When looking for a place to live, unlike previous generations, millennials are more focused on finding a good place to live, and then finding employment, according to numerous studies.
“You always need to keep your young people here, don’t want the brain drain, you want people to get schooling, maybe go off somewhere else, and come back home and be able to make it,” Broderick said.
“I don’t ever want to tell someone they have to come back, but I really want that to be an attractive option.”
It’s not ignoring the city’s established residents, Broderick was quick to counter, but instead focusing on amenities that both bring in young millennials and also enhance the city for the population overall.
And among the most important things a city can offer to millennials are options for public transportation and the ability to easily walk or bike to their destinations.
A recent study by The Rockefeller Foundation and Transportation for America found millennials want low-cost transit and multiple options for getting around a city.
More than half of those asked in the study said they would consider moving to a new city if it had better public transportation and 66 percent said high-quality public transportation was a top factor in determining where to live.
For Anderson, Broderick pointed to a project that’s been in the works for several years, a new city bus terminal that would include restaurants at 13th and Jackson streets.
“Not only a bus terminal (but) also mixed use for retail, sandwich, small restaurant,” Broderick said. “And I’m envisioning three-story building, think it could have some real potential.”
The city has been working on this project for some time, and Broderick said the city is just now working with the federal government to complete a preliminary environmental study.
As for bike lanes, though it would be nice, Broderick said many of the downtown streets are too small for bike lanes without cutting out a lane of traffic or removing on-street parking.
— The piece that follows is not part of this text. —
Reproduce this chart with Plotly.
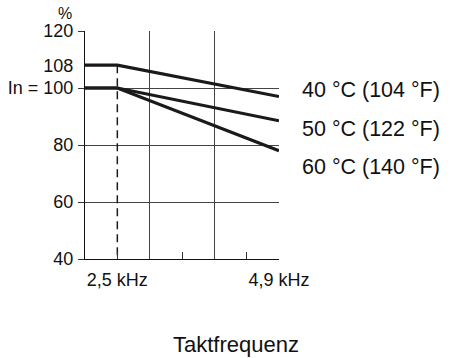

Instead, he said, the city is focusing on sharrows, areas in the city where drivers are made aware that bikers will likely be sharing the road.
As for trails and other walking paths, Broderick announced in July a plan to resurface the trails around Shadyside Lake this summer.
The paving project will include some renovation to the existing trail system, including widening the trails in some areas, clearing of dead trees, repaving of associated parking areas and reinforcing washout areas.
But all the investment in the world is only so good if it can attract businesses and residents to live, work and play downtown.
“We just need more things to do,” said Courtney Brown, a 25-year-old Anderson resident.
Though she was encouraged by the recent opening of Kettletop Brewery - and the upcoming addition of Creatures of Habit Brewing Co. - and other announcement that more was to come, she was worried many of the town’s buildings sit empty.
“All of the downtown just looks like it’s dying,” she said.
Samuel Lawrence, 27, said he comes downtown rather often, because it’s near where he works at Ricker’s, but because there’s a lack of entertainment he often goes out of town, too.
“We would certainly love to see more in this area,” he said.